**What you are asked to do**
Give an exact copy of every line, leaving images out.

**Raw data**
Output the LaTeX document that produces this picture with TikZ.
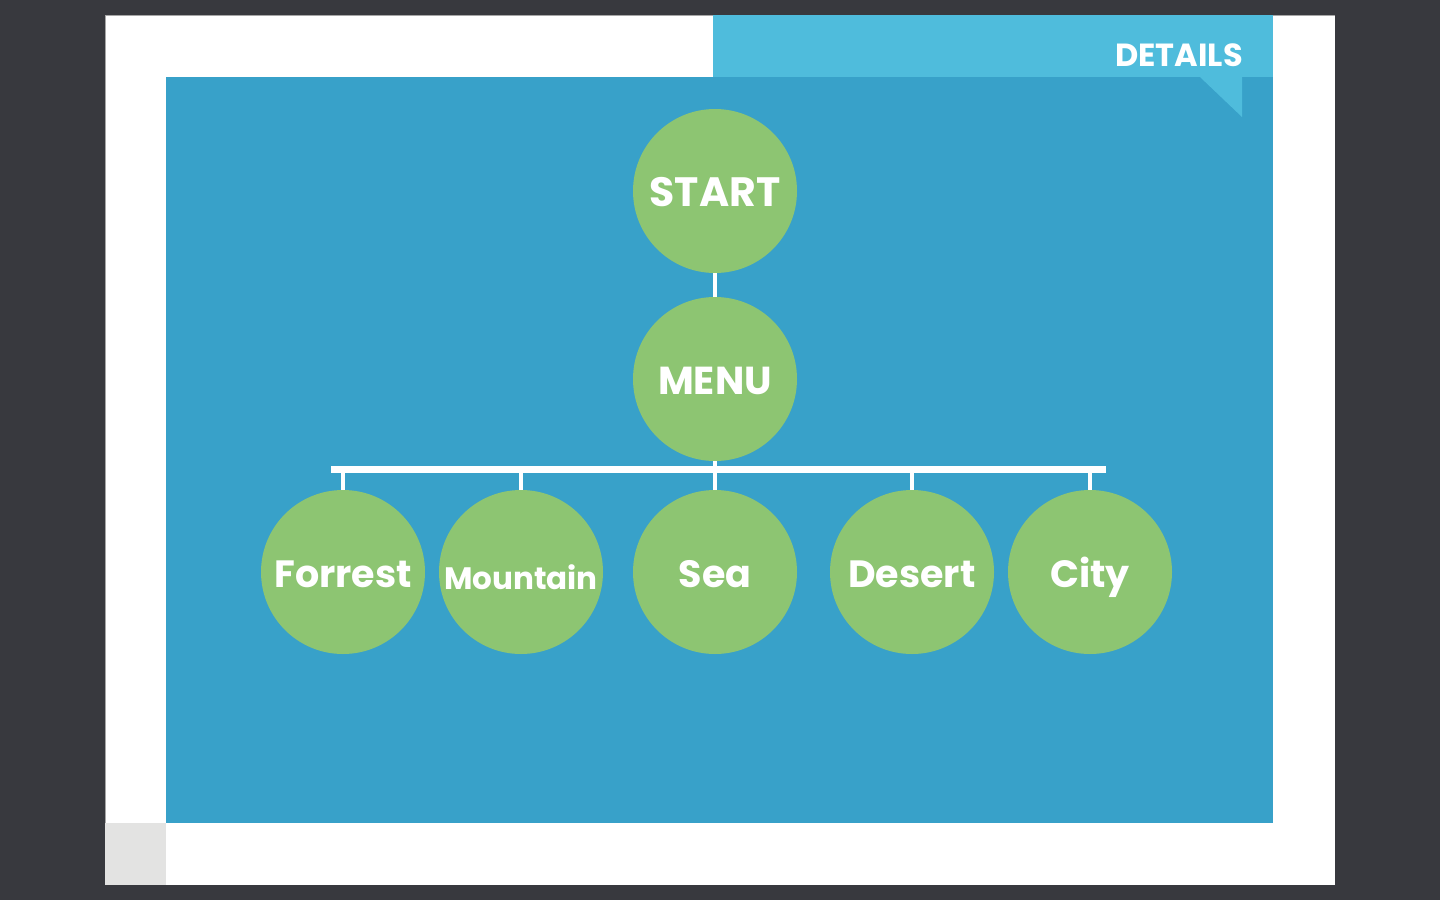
\documentclass[tikz,border=0pt]{standalone}
\usepackage{fontspec}
\setmainfont{Poppins}
\definecolor{frame}{HTML}{38393E}
\definecolor{panel}{HTML}{38A1C9}
\definecolor{tab}{HTML}{4FBCDC}
\definecolor{leaf}{HTML}{8DC572}
\definecolor{corner}{HTML}{E3E3E2}
\begin{document}
\begin{tikzpicture}[x=1pt,y=-1pt,
  bubble/.style={circle,fill=leaf,minimum size=164pt,inner sep=0pt,
    text=white,text height=30pt,text depth=0pt,
    font=\bfseries\fontsize{38}{40}\selectfont},
  link/.style={draw=white,line width=4pt},
  bar/.style={draw=white,line width=7pt}]
\useasboundingbox (0,0) rectangle (1440,900);
% dark backdrop and white card
\fill[frame] (0,0) rectangle (1440,900);
\fill[white] (105,15) rectangle (1335,885);
\draw[gray!70,line width=0.8pt] (105,885) -- (105,15) -- (1335,15);
\fill[corner] (105,823) rectangle (166,885);
% main panel and tab
\fill[panel] (166,77) rectangle (1273,823);
\fill[tab] (713,15) rectangle (1273,77);
\fill[tab] (1200,77) -- (1242,77) -- (1242,117) -- cycle;
\node[anchor=base east,text=white,inner sep=0pt,
  font=\bfseries\fontsize{32}{34}\selectfont] (details) at (1243,66) {DETAILS};
% nodes
\node[bubble,font=\bfseries\fontsize{41}{42}\selectfont] (start) at (715,191) {START};
\node[bubble,font=\bfseries\fontsize{39}{40}\selectfont] (menu) at (715,379) {MENU};
\node[bubble] (forrest) at (343,572) {Forrest};
\node[bubble,font=\bfseries\fontsize{31}{33}\selectfont,text height=34pt] (mountain) at (521,572) {Mountain};
\node[bubble] (sea) at (715,572) {Sea};
\node[bubble] (desert) at (912,572) {Desert};
\node[bubble] (city) at (1090,572) {City};
% connectors
\coordinate (barL) at (331,469);
\coordinate (barR) at (1106,469);
\draw[link] (start) -- (menu);
\draw[bar] (barL) -- (barR);
\draw[link] (menu.south) -- (menu.south |- barL);
\foreach \n in {forrest,mountain,sea,desert,city}
  \draw[link] (\n.north) -- (\n.north |- barL);
\end{tikzpicture}
\end{document}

**Answer to this problem**
Output the LaTeX document that produces this picture with TikZ.
\documentclass[tikz,border=0pt]{standalone}
\usepackage{fontspec}
\setmainfont{Poppins}
\definecolor{frame}{HTML}{38393E}
\definecolor{panel}{HTML}{38A1C9}
\definecolor{tab}{HTML}{4FBCDC}
\definecolor{leaf}{HTML}{8DC572}
\definecolor{corner}{HTML}{E3E3E2}
\begin{document}
\begin{tikzpicture}[x=1pt,y=-1pt,
  bubble/.style={circle,fill=leaf,minimum size=164pt,inner sep=0pt,
    text=white,text height=30pt,text depth=0pt,
    font=\bfseries\fontsize{38}{40}\selectfont},
  link/.style={draw=white,line width=4pt},
  bar/.style={draw=white,line width=7pt}]
\useasboundingbox (0,0) rectangle (1440,900);
% dark backdrop and white card
\fill[frame] (0,0) rectangle (1440,900);
\fill[white] (105,15) rectangle (1335,885);
\draw[gray!70,line width=0.8pt] (105,885) -- (105,15) -- (1335,15);
\fill[corner] (105,823) rectangle (166,885);
% main panel and tab
\fill[panel] (166,77) rectangle (1273,823);
\fill[tab] (713,15) rectangle (1273,77);
\fill[tab] (1200,77) -- (1242,77) -- (1242,117) -- cycle;
\node[anchor=base east,text=white,inner sep=0pt,
  font=\bfseries\fontsize{32}{34}\selectfont] (details) at (1243,66) {DETAILS};
% nodes
\node[bubble,font=\bfseries\fontsize{41}{42}\selectfont] (start) at (715,191) {START};
\node[bubble,font=\bfseries\fontsize{39}{40}\selectfont] (menu) at (715,379) {MENU};
\node[bubble] (forrest) at (343,572) {Forrest};
\node[bubble,font=\bfseries\fontsize{31}{33}\selectfont,text height=34pt] (mountain) at (521,572) {Mountain};
\node[bubble] (sea) at (715,572) {Sea};
\node[bubble] (desert) at (912,572) {Desert};
\node[bubble] (city) at (1090,572) {City};
% connectors
\coordinate (barL) at (331,469);
\coordinate (barR) at (1106,469);
\draw[link] (start) -- (menu);
\draw[bar] (barL) -- (barR);
\draw[link] (menu.south) -- (menu.south |- barL);
\foreach \n in {forrest,mountain,sea,desert,city}
  \draw[link] (\n.north) -- (\n.north |- barL);
\end{tikzpicture}
\end{document}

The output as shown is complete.